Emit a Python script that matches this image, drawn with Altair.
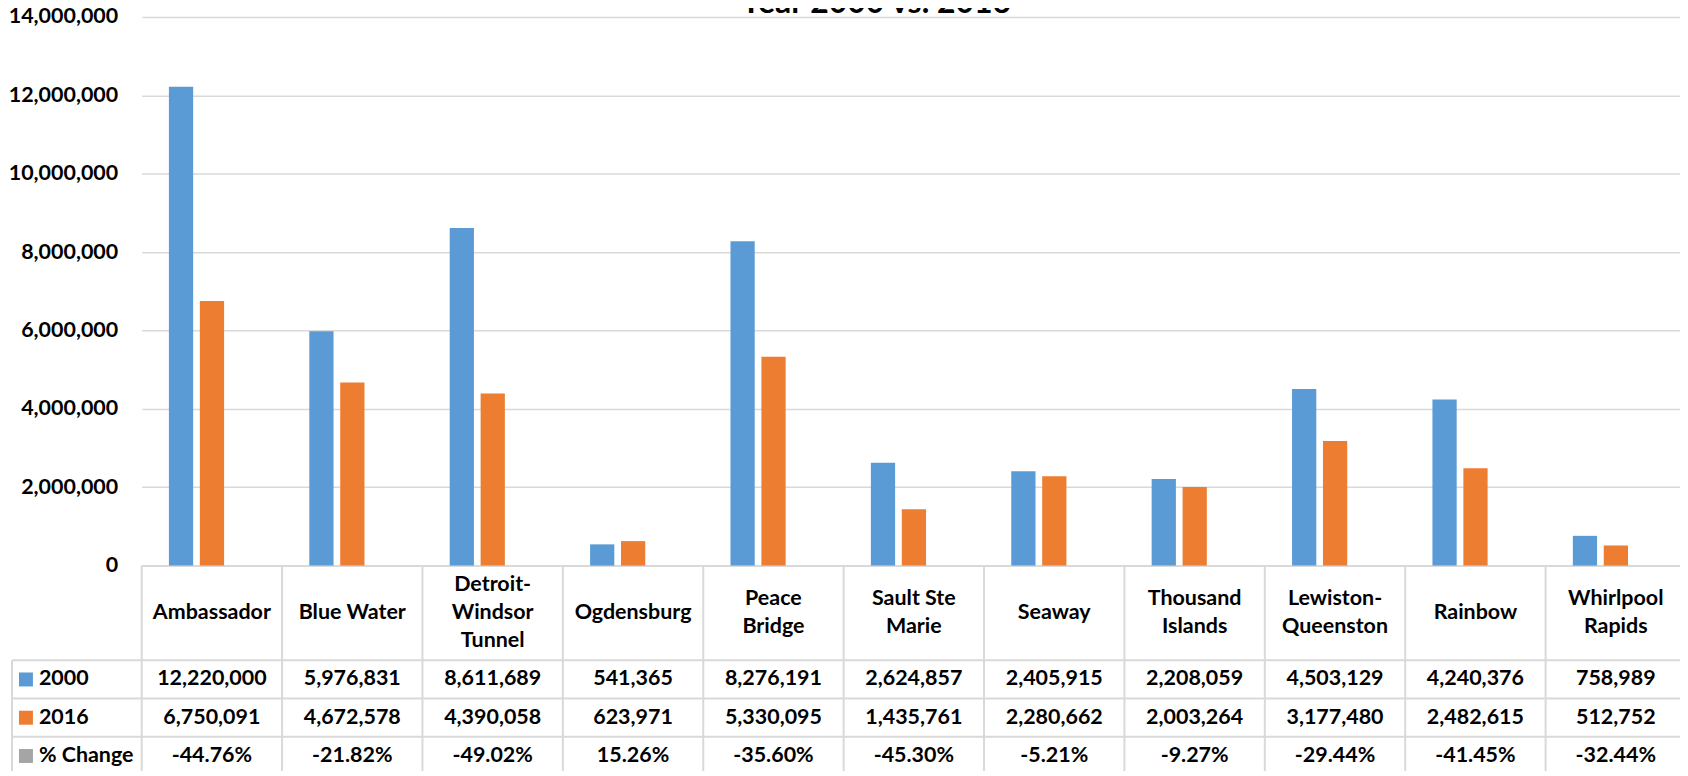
import altair as alt
import pandas as pd

categories = ["Ambassador", "Blue Water", "Detroit-Windsor Tunnel", "Ogdensburg", "Peace Bridge",
              "Sault Ste Marie", "Seaway", "Thousand Islands", "Lewiston-Queenston", "Rainbow",
              "Whirlpool Rapids"]
header_labels = ["Ambassador", "Blue Water", "Detroit-|Windsor|Tunnel", "Ogdensburg", "Peace|Bridge",
                 "Sault Ste|Marie", "Seaway", "Thousand|Islands", "Lewiston-|Queenston", "Rainbow",
                 "Whirlpool|Rapids"]
values_2000 = [12220000, 5976831, 8611689, 541365, 8276191, 2624857, 2405915, 2208059, 4503129, 4240376, 758989]
values_2016 = [6750091, 4672578, 4390058, 623971, 5330095, 1435761, 2280662, 2003264, 3177480, 2482615, 512752]
pct_change = [-44.76, -21.82, -49.02, 15.26, -35.60, -45.30, -5.21, -9.27, -29.44, -41.45, -32.44]
series = ["2000", "2016"]
rows = ["2000", "2016", "% Change"]
row_colors = ["#5B9BD5", "#ED7D31", "#A5A5A5"]
y_ticks = [0, 2000000, 4000000, 6000000, 8000000, 10000000, 12000000, 14000000]
title_text = "Year 2000 vs. 2016"

W, H_TOP, H_TAB = 1548, 550, 210
HEADER_H = 95
LINE_H = 28.5
LEG_X = -130
FONT = "Lato"
FS = 21.5
GRID = "#D9D9D9"

bar_df = pd.DataFrame({
    "category": categories * 2,
    "series": ["2000"] * len(categories) + ["2016"] * len(categories),
    "value": values_2000 + values_2016,
})

tab_df = pd.DataFrame({
    "category": categories * 3,
    "row": ["2000"] * len(categories) + ["2016"] * len(categories) + ["% Change"] * len(categories),
    "text": [f"{v:,}" for v in values_2000] + [f"{v:,}" for v in values_2016] + [f"{p:.2f}%" for p in pct_change],
})

head_df = pd.DataFrame({"category": categories, "label": header_labels})
leg_df = pd.DataFrame({"row": rows, "color": row_colors})

x_scale = alt.Scale(type="band", domain=categories, paddingInner=0, paddingOuter=0)

bars = alt.Chart(bar_df).mark_bar().encode(
    x=alt.X("category:N", sort=categories, scale=x_scale,
            axis=alt.Axis(labels=False, ticks=False, title=None, grid=False,
                          domainColor=GRID, domainWidth=2)),
    xOffset=alt.XOffset("series:N", sort=series,
                        scale=alt.Scale(domain=series, range=[27.3, 82.6], paddingInner=0.216, paddingOuter=0)),
    y=alt.Y("value:Q", scale=alt.Scale(domain=[0, 14000000], nice=False),
            axis=alt.Axis(values=y_ticks, format=",.0f", title=None, ticks=False, domain=False,
                          labelPadding=24, labelFont=FONT, labelFontSize=FS, labelFontWeight="bold",
                          labelColor="#000000", gridColor=GRID, gridWidth=1.5)),
    color=alt.Color("series:N", scale=alt.Scale(domain=series, range=row_colors[:2]), legend=None),
)

title_layer = alt.Chart(pd.DataFrame({"t": [title_text]})).mark_text(
    font=FONT, fontSize=32, fontWeight="bold", baseline="alphabetic", align="center", color="#000000"
).encode(x=alt.value(736), y=alt.value(-4), text="t:N")

top = alt.layer(bars, title_layer).properties(width=W, height=H_TOP)

row_y = alt.Y("row:N", sort=rows,
              scale=alt.Scale(type="band", domain=rows, range=[HEADER_H, H_TAB], paddingInner=0, paddingOuter=0),
              axis=None)
row_y_top = alt.Y("row:N", sort=rows, bandPosition=0,
                  scale=alt.Scale(type="band", domain=rows, range=[HEADER_H, H_TAB], paddingInner=0, paddingOuter=0),
                  axis=None)

txt = dict(font=FONT, fontSize=FS, fontWeight="bold", color="#000000")


def header_layer(n):
    return alt.Chart(head_df).transform_calculate(
        lines="split(datum.label, '|')"
    ).transform_filter(
        f"length(datum.lines) == {n}"
    ).mark_text(baseline="middle", align="center", lineHeight=LINE_H, **txt).encode(
        x=alt.X("category:N", sort=categories, scale=x_scale, axis=None),
        y=alt.value(HEADER_H / 2 - (n - 1) * LINE_H / 2),
        text="lines:N",
    )


cells = alt.Chart(tab_df).mark_text(baseline="middle", align="center", **txt).encode(
    x=alt.X("category:N", sort=categories, scale=x_scale, axis=None),
    y=row_y,
    text="text:N",
)

row_labels = alt.Chart(leg_df).mark_text(baseline="middle", align="left", **txt).encode(
    x=alt.value(LEG_X + 27),
    y=row_y,
    text="row:N",
)

squares = alt.Chart(leg_df).mark_square(size=196, opacity=1, filled=True).encode(
    x=alt.value(LEG_X + 14),
    y=row_y,
    color=alt.Color("color:N", scale=None),
)

vlines = alt.Chart(head_df).mark_rule(color=GRID, strokeWidth=2).encode(
    x=alt.X("category:N", sort=categories, scale=x_scale, axis=None, bandPosition=0),
    y=alt.value(0),
    y2=alt.value(H_TAB),
)

hlines = alt.Chart(leg_df).mark_rule(color=GRID, strokeWidth=2).encode(
    y=row_y_top,
    x=alt.value(LEG_X),
    x2=alt.value(W),
)

leg_border = alt.Chart(pd.DataFrame({"k": [0]})).mark_rule(color=GRID, strokeWidth=2).encode(
    x=alt.value(LEG_X),
    y=alt.value(HEADER_H),
    y2=alt.value(H_TAB),
)

table = alt.layer(vlines, hlines, leg_border, squares,
                  header_layer(1), header_layer(2), header_layer(3),
                  cells, row_labels).properties(width=W, height=H_TAB)

chart = alt.vconcat(top, table, spacing=0, bounds="flush").resolve_scale(
    x="independent", y="independent", color="independent"
).properties(
    padding={"top": -22, "left": 0, "right": -7, "bottom": -6},
    background="white",
).configure_view(stroke=None)

chart.save("out.html", embed_options={"renderer": "svg", "actions": False})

================================

[Requirement] Extract, word for word, each line from the top of the data down to and including the line with "import pandas as pd"; skip the pictures.

[Correct answer]
Emit a Python script that matches this image, drawn with Altair.
import altair as alt
import pandas as pd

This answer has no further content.